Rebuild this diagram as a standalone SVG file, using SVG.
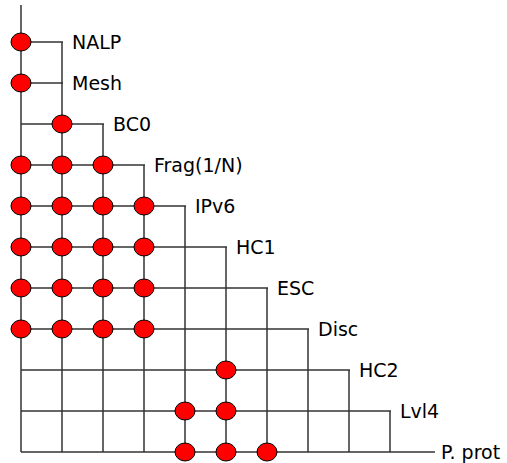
<svg xmlns="http://www.w3.org/2000/svg" width="507" height="463" viewBox="0 0 507 463">
  <style>
    .ln { stroke: #333; stroke-width: 1.5; fill: none; }
    .dot { fill: #f00; stroke: #000; stroke-width: 1; }
    .lbl { font-family: "DejaVu Sans", sans-serif; font-size: 19px; fill: #000; }
  </style>
  <rect width="507" height="463" fill="#fff"/>
  <g id="connectors" class="ln">
    <!-- main trunk -->
    <line x1="21" y1="5" x2="21" y2="452"/>
    <!-- verticals -->
    <line x1="62" y1="42" x2="62" y2="452"/>
    <line x1="103" y1="124" x2="103" y2="452"/>
    <line x1="144" y1="165" x2="144" y2="452"/>
    <line x1="185" y1="206" x2="185" y2="452"/>
    <line x1="226" y1="247" x2="226" y2="452"/>
    <line x1="267" y1="288" x2="267" y2="452"/>
    <line x1="308" y1="329" x2="308" y2="452"/>
    <line x1="349" y1="370" x2="349" y2="452"/>
    <line x1="390" y1="411" x2="390" y2="452"/>
    <!-- horizontals -->
    <line x1="21" y1="42" x2="63" y2="42"/>
    <line x1="21" y1="83" x2="63" y2="83"/>
    <line x1="21" y1="124" x2="104" y2="124"/>
    <line x1="21" y1="165" x2="145" y2="165"/>
    <line x1="21" y1="206" x2="186" y2="206"/>
    <line x1="21" y1="247" x2="227" y2="247"/>
    <line x1="21" y1="288" x2="268" y2="288"/>
    <line x1="21" y1="329" x2="309" y2="329"/>
    <line x1="21" y1="370" x2="350" y2="370"/>
    <line x1="21" y1="411" x2="391" y2="411"/>
    <line x1="21" y1="452" x2="435" y2="452"/>
  </g>
  <g id="labels" class="lbl">
    <text x="72" y="49">NALP</text>
    <text x="72" y="90">Mesh</text>
    <text x="113" y="131">BC0</text>
    <text x="154" y="172">Frag(1/N)</text>
    <text x="195" y="213">IPv6</text>
    <text x="236" y="254">HC1</text>
    <text x="277" y="295">ESC</text>
    <text x="318" y="336">Disc</text>
    <text x="359" y="377">HC2</text>
    <text x="400" y="418">Lvl4</text>
    <text x="441" y="459">P. prot</text>
  </g>
  <g id="nodes" class="dot">
    <g id="n-nalp"><ellipse cx="21" cy="42" rx="10" ry="9"/></g>
    <g id="n-mesh"><ellipse cx="21" cy="83" rx="10" ry="9"/></g>
    <g id="n-bc0"><ellipse cx="62" cy="124" rx="10" ry="9"/></g>
    <g id="n-frag">
      <ellipse cx="21" cy="165" rx="10" ry="9"/>
      <ellipse cx="62" cy="165" rx="10" ry="9"/>
      <ellipse cx="103" cy="165" rx="10" ry="9"/>
    </g>
    <g id="n-ipv6">
      <ellipse cx="21" cy="206" rx="10" ry="9"/>
      <ellipse cx="62" cy="206" rx="10" ry="9"/>
      <ellipse cx="103" cy="206" rx="10" ry="9"/>
      <ellipse cx="144" cy="206" rx="10" ry="9"/>
    </g>
    <g id="n-hc1">
      <ellipse cx="21" cy="247" rx="10" ry="9"/>
      <ellipse cx="62" cy="247" rx="10" ry="9"/>
      <ellipse cx="103" cy="247" rx="10" ry="9"/>
      <ellipse cx="144" cy="247" rx="10" ry="9"/>
    </g>
    <g id="n-esc">
      <ellipse cx="21" cy="288" rx="10" ry="9"/>
      <ellipse cx="62" cy="288" rx="10" ry="9"/>
      <ellipse cx="103" cy="288" rx="10" ry="9"/>
      <ellipse cx="144" cy="288" rx="10" ry="9"/>
    </g>
    <g id="n-disc">
      <ellipse cx="21" cy="329" rx="10" ry="9"/>
      <ellipse cx="62" cy="329" rx="10" ry="9"/>
      <ellipse cx="103" cy="329" rx="10" ry="9"/>
      <ellipse cx="144" cy="329" rx="10" ry="9"/>
    </g>
    <g id="n-hc2"><ellipse cx="226" cy="370" rx="10" ry="9"/></g>
    <g id="n-lvl4">
      <ellipse cx="185" cy="411" rx="10" ry="9"/>
      <ellipse cx="226" cy="411" rx="10" ry="9"/>
    </g>
    <g id="n-pprot">
      <ellipse cx="185" cy="452" rx="10" ry="9"/>
      <ellipse cx="226" cy="452" rx="10" ry="9"/>
      <ellipse cx="267" cy="452" rx="10" ry="9"/>
    </g>
  </g>
</svg>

--*--

- **Exercise directions**
Repeat the data exactly, excluding the pictures.

- **Response for this exercise**
Rebuild this diagram as a standalone SVG file, using SVG.
<svg xmlns="http://www.w3.org/2000/svg" width="507" height="463" viewBox="0 0 507 463">
  <style>
    .ln { stroke: #333; stroke-width: 1.5; fill: none; }
    .dot { fill: #f00; stroke: #000; stroke-width: 1; }
    .lbl { font-family: "DejaVu Sans", sans-serif; font-size: 19px; fill: #000; }
  </style>
  <rect width="507" height="463" fill="#fff"/>
  <g id="connectors" class="ln">
    <!-- main trunk -->
    <line x1="21" y1="5" x2="21" y2="452"/>
    <!-- verticals -->
    <line x1="62" y1="42" x2="62" y2="452"/>
    <line x1="103" y1="124" x2="103" y2="452"/>
    <line x1="144" y1="165" x2="144" y2="452"/>
    <line x1="185" y1="206" x2="185" y2="452"/>
    <line x1="226" y1="247" x2="226" y2="452"/>
    <line x1="267" y1="288" x2="267" y2="452"/>
    <line x1="308" y1="329" x2="308" y2="452"/>
    <line x1="349" y1="370" x2="349" y2="452"/>
    <line x1="390" y1="411" x2="390" y2="452"/>
    <!-- horizontals -->
    <line x1="21" y1="42" x2="63" y2="42"/>
    <line x1="21" y1="83" x2="63" y2="83"/>
    <line x1="21" y1="124" x2="104" y2="124"/>
    <line x1="21" y1="165" x2="145" y2="165"/>
    <line x1="21" y1="206" x2="186" y2="206"/>
    <line x1="21" y1="247" x2="227" y2="247"/>
    <line x1="21" y1="288" x2="268" y2="288"/>
    <line x1="21" y1="329" x2="309" y2="329"/>
    <line x1="21" y1="370" x2="350" y2="370"/>
    <line x1="21" y1="411" x2="391" y2="411"/>
    <line x1="21" y1="452" x2="435" y2="452"/>
  </g>
  <g id="labels" class="lbl">
    <text x="72" y="49">NALP</text>
    <text x="72" y="90">Mesh</text>
    <text x="113" y="131">BC0</text>
    <text x="154" y="172">Frag(1/N)</text>
    <text x="195" y="213">IPv6</text>
    <text x="236" y="254">HC1</text>
    <text x="277" y="295">ESC</text>
    <text x="318" y="336">Disc</text>
    <text x="359" y="377">HC2</text>
    <text x="400" y="418">Lvl4</text>
    <text x="441" y="459">P. prot</text>
  </g>
  <g id="nodes" class="dot">
    <g id="n-nalp"><ellipse cx="21" cy="42" rx="10" ry="9"/></g>
    <g id="n-mesh"><ellipse cx="21" cy="83" rx="10" ry="9"/></g>
    <g id="n-bc0"><ellipse cx="62" cy="124" rx="10" ry="9"/></g>
    <g id="n-frag">
      <ellipse cx="21" cy="165" rx="10" ry="9"/>
      <ellipse cx="62" cy="165" rx="10" ry="9"/>
      <ellipse cx="103" cy="165" rx="10" ry="9"/>
    </g>
    <g id="n-ipv6">
      <ellipse cx="21" cy="206" rx="10" ry="9"/>
      <ellipse cx="62" cy="206" rx="10" ry="9"/>
      <ellipse cx="103" cy="206" rx="10" ry="9"/>
      <ellipse cx="144" cy="206" rx="10" ry="9"/>
    </g>
    <g id="n-hc1">
      <ellipse cx="21" cy="247" rx="10" ry="9"/>
      <ellipse cx="62" cy="247" rx="10" ry="9"/>
      <ellipse cx="103" cy="247" rx="10" ry="9"/>
      <ellipse cx="144" cy="247" rx="10" ry="9"/>
    </g>
    <g id="n-esc">
      <ellipse cx="21" cy="288" rx="10" ry="9"/>
      <ellipse cx="62" cy="288" rx="10" ry="9"/>
      <ellipse cx="103" cy="288" rx="10" ry="9"/>
      <ellipse cx="144" cy="288" rx="10" ry="9"/>
    </g>
    <g id="n-disc">
      <ellipse cx="21" cy="329" rx="10" ry="9"/>
      <ellipse cx="62" cy="329" rx="10" ry="9"/>
      <ellipse cx="103" cy="329" rx="10" ry="9"/>
      <ellipse cx="144" cy="329" rx="10" ry="9"/>
    </g>
    <g id="n-hc2"><ellipse cx="226" cy="370" rx="10" ry="9"/></g>
    <g id="n-lvl4">
      <ellipse cx="185" cy="411" rx="10" ry="9"/>
      <ellipse cx="226" cy="411" rx="10" ry="9"/>
    </g>
    <g id="n-pprot">
      <ellipse cx="185" cy="452" rx="10" ry="9"/>
      <ellipse cx="226" cy="452" rx="10" ry="9"/>
      <ellipse cx="267" cy="452" rx="10" ry="9"/>
    </g>
  </g>
</svg>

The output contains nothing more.